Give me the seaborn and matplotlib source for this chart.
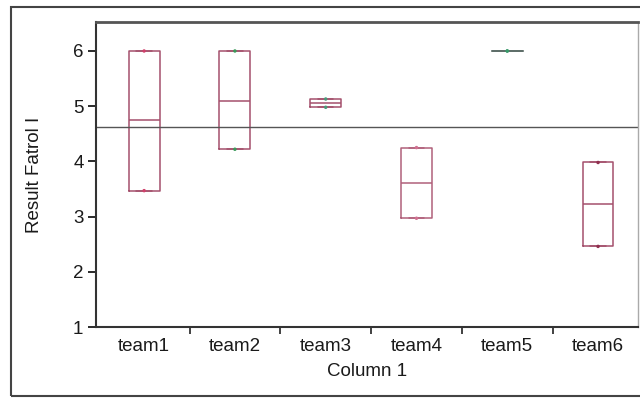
import pandas as pd
import matplotlib.pyplot as plt
import seaborn as sns
from matplotlib.patches import Rectangle

# Values (box goes from min to max, line at median)
teams = ["team1", "team2", "team3", "team4", "team5", "team6"]
team_min = [3.47, 4.22, 4.98, 2.97, 6.0, 2.46]
team_med = [4.75, 5.10, 5.06, 3.60, 6.0, 3.23]
team_max = [6.00, 6.00, 5.13, 4.25, 6.0, 3.98]
ref_line = 4.62

box_colors = ["#a4506c", "#a4506c", "#a4506c", "#b0607a", "#5f6f6a", "#a4506c"]
dot_colors = ["#d0406a", "#3a9a5a", "#4a9a7a", "#d07090", "#3a9a6a", "#903050"]

# five points per team so Q1 = min and Q3 = max
rows = []
for t, lo, md, hi in zip(teams, team_min, team_med, team_max):
    for v in [lo, lo, md, hi, hi]:
        rows.append({"team": t, "value": v})
df = pd.DataFrame(rows)

ends = pd.DataFrame({"team": teams + teams, "value": team_min + team_max})

sns.set_style("white")
plt.rcParams['font.family'] = ['Liberation Sans', 'DejaVu Sans']

fig = plt.figure(figsize=(6.4, 3.98), dpi=100)
ax = fig.add_axes([96 / 640, 71 / 398, 542 / 640, 305 / 398])

sns.boxplot(data=df, x="team", y="value", hue="team", order=teams,
            palette=dict(zip(teams, box_colors)), fill=False, width=0.34,
            whis=(0, 100), linewidth=1.1, legend=False, ax=ax)
sns.stripplot(data=ends, x="team", y="value", hue="team", order=teams,
              palette=dict(zip(teams, dot_colors)), jitter=False, size=2.5,
              legend=False, ax=ax, zorder=5)

ax.axhline(ref_line, color="#555555", lw=1)

ax.set_xlim(-0.53, 5.44)
ax.set_ylim(1, 6.525)
ax.set_yticks([1, 2, 3, 4, 5, 6])
ax.set_xticks([0.5, 1.5, 2.5, 3.5, 4.5], minor=True)
ax.tick_params(axis="x", which="major", length=0, pad=8, labelsize=13.5, colors="#1a1a1a")
ax.tick_params(axis="x", which="minor", length=5, width=1.3, color="#333333", direction="out", bottom=True)
ax.tick_params(axis="y", length=6, width=1.3, pad=3, labelsize=13.5, colors="#1a1a1a", left=True)

ax.set_xlabel("Column 1", fontsize=13.5, color="#1a1a1a", labelpad=6)
ax.set_ylabel("Result Fatrol I", fontsize=13.5, color="#1a1a1a")
ax.yaxis.set_label_coords(-0.098, 0.5)

for side in ["left", "bottom"]:
    ax.spines[side].set_color("#333333")
    ax.spines[side].set_linewidth(1.5)
ax.spines["top"].set_color("#555555")
ax.spines["top"].set_linewidth(2)
ax.spines["right"].set_color("#aaaaaa")
ax.spines["right"].set_linewidth(1)

# outer frame of the graph window
fig.patches.append(Rectangle((11 / 640, 2 / 398), 1.0, 389 / 398, transform=fig.transFigure,
                             fill=False, edgecolor="#444444", lw=1.5))

plt.savefig("out.png", dpi=100)
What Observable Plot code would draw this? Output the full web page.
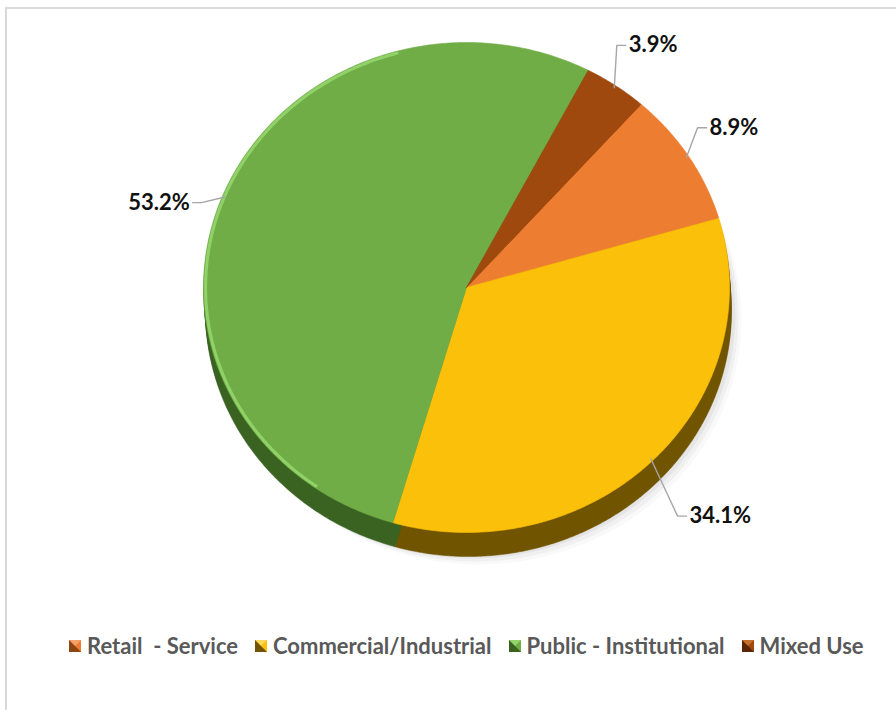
<!DOCTYPE html>
<html><head><meta charset="utf-8">
<script src="https://cdn.jsdelivr.net/npm/d3@7"></script>
<script src="https://cdn.jsdelivr.net/npm/@observablehq/plot@0.6"></script>
<style>
html,body{margin:0;padding:0;background:#fff}
body{width:896px;height:710px;overflow:hidden;position:relative;font-family:Lato,"Open Sans",sans-serif}
#frame{position:absolute;left:5px;top:7px;width:1000px;height:800px;border-top:2px solid #d9d9d9;border-left:2px solid #d9d9d9;box-sizing:border-box}
#chart{position:absolute;left:0;top:0}
#legend{position:absolute;left:69px;top:632px;display:flex;align-items:center;font-size:22px;font-weight:700;color:#595959;white-space:pre}
.item{display:flex;align-items:center;margin-right:17px}
.sw{width:0;height:0;border-style:solid;border-width:6.5px;margin-right:6px}
</style></head>
<body>
<div id="frame"></div>
<div id="chart"></div>
<div id="legend"></div>
<script>
// ---- data ----
const categories = ["Retail  - Service", "Commercial/Industrial", "Public - Institutional", "Mixed Use"];
const shares = [8.9, 34.1, 53.2, 3.9];
const labels = ["8.9%", "34.1%", "53.2%", "3.9%"];

// ---- style / layout ----
const colors = ["#ED7D31", "#FBC00A", "#70AD47", "#A0490F"];
const sideColors = ["#8f4512", "#705400", "#3a6322", "#5a2606"];
const rimColors = ["#f4a26a", "#ffd85a", "#93d46b", "#c4702f"];
const firstSliceAngle = 41.6;        // degrees clockwise from 12 o'clock
const labelR = [1.131, 1.261, 1.108, 1.165];
const labelShift = [-2.8, 2.8, -3.7, -2.6]; // degrees
const cx = 466, cy = 287, rx = 263, ry = 245;
const W = 896, H = 625;

const rad = Math.PI / 180;
const arcs = d3.pie().sort(null).value(d => d)
  .startAngle(firstSliceAngle * rad).endAngle(firstSliceAngle * rad + 2 * Math.PI)(shares);

const slices = [];
arcs.forEach((a, i) => {
  slices.push({cat: categories[i], x: 0, y: 0});
  const n = Math.max(4, Math.ceil((a.endAngle - a.startAngle) / (0.5 * rad)));
  for (let k = 0; k <= n; k++) {
    const t = a.startAngle + (a.endAngle - a.startAngle) * k / n;
    slices.push({cat: categories[i], x: Math.sin(t), y: Math.cos(t), t: t / rad});
  }
  slices.push({cat: categories[i], x: 0, y: 0});
});

// highlight rim on the left side of the pie
const rim = slices.filter(d => d.t !== undefined && d.t > 215 && d.t < 345);

// labels and leader lines
const pxX = 1 / rx;
const labelRows = [], leaders = [];
arcs.forEach((a, i) => {
  const mid = (a.startAngle + a.endAngle) / 2;
  const la = mid + labelShift[i] * rad;
  const lx = Math.sin(la) * labelR[i], ly = Math.cos(la) * labelR[i];
  const right = Math.sin(la) >= 0;
  labelRows.push({cat: categories[i], text: labels[i], x: lx, y: ly, right});
  const s = right ? -1 : 1;
  leaders.push({cat: categories[i], x: Math.sin(mid) * 0.99, y: Math.cos(mid) * 0.99});
  leaders.push({cat: categories[i], x: lx + s * 12 * pxX, y: ly});
  leaders.push({cat: categories[i], x: lx + s * 3 * pxX, y: ly});
});

const marks = [];
// soft shadow
[[12, 32, 0.025], [9, 29, 0.035], [6, 26, 0.045]].forEach(([dx, dy, op]) => {
  marks.push(Plot.line(slices, {x: "x", y: "y", z: "cat", fill: "#000", fillOpacity: op, stroke: "none", dx, dy}));
});
// side walls (3D depth)
for (let dy = 3; dy <= 24; dy += 3) {
  categories.forEach((c, i) => {
    marks.push(Plot.line(slices.filter(d => d.cat === c), {x: "x", y: "y", fill: sideColors[i], stroke: sideColors[i], strokeWidth: 0.5, dx: dy / 12, dy}));
  });
}
// top faces
marks.push(Plot.line(slices, {x: "x", y: "y", z: "cat", fill: "cat", stroke: "cat", strokeWidth: 0.6}));
// rim highlight
marks.push(Plot.line(rim, {x: d => d.x * 0.992, y: d => d.y * 0.992, z: "cat", stroke: "#94d66b", strokeWidth: 3, strokeOpacity: 0.9}));
// leaders
marks.push(Plot.line(leaders, {x: "x", y: "y", z: "cat", stroke: "#a6a6a6", strokeWidth: 1.4}));
// labels
const textStyle = {x: "x", y: "y", text: "text", fill: "#111", fontSize: 22, fontWeight: 700, fontFamily: "Lato"};
marks.push(Plot.text(labelRows.filter(d => d.right), {...textStyle, textAnchor: "start"}));
marks.push(Plot.text(labelRows.filter(d => !d.right), {...textStyle, textAnchor: "end"}));

const chart = Plot.plot({
  width: W, height: H,
  margin: 0,
  x: {domain: [-1, 1], range: [cx - rx, cx + rx], axis: null},
  y: {domain: [-1, 1], range: [cy + ry, cy - ry], axis: null},
  color: {domain: categories, range: colors},
  style: {background: "transparent", overflow: "visible"},
  marks
});
document.getElementById("chart").appendChild(chart);

// legend
const leg = document.getElementById("legend");
categories.forEach((c, i) => {
  const it = document.createElement("div");
  it.className = "item";
  const sw = document.createElement("span");
  sw.className = "sw";
  sw.style.borderColor = `${rimColors[i]} ${colors[i]} ${sideColors[i]} ${sideColors[i]}`;
  const tx = document.createElement("span");
  tx.textContent = c;
  it.appendChild(sw); it.appendChild(tx);
  leg.appendChild(it);
});
</script>
</body></html>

• • • •

Problem details –
Hand back the exact lines from the start of the entries to the line with "from matplotlib.patches import Rectangle", both ends kept and pictures left out.

Result of the exercise –
Give me the seaborn and matplotlib source for this chart.
import pandas as pd
import matplotlib.pyplot as plt
import seaborn as sns
from matplotlib.patches import Rectangle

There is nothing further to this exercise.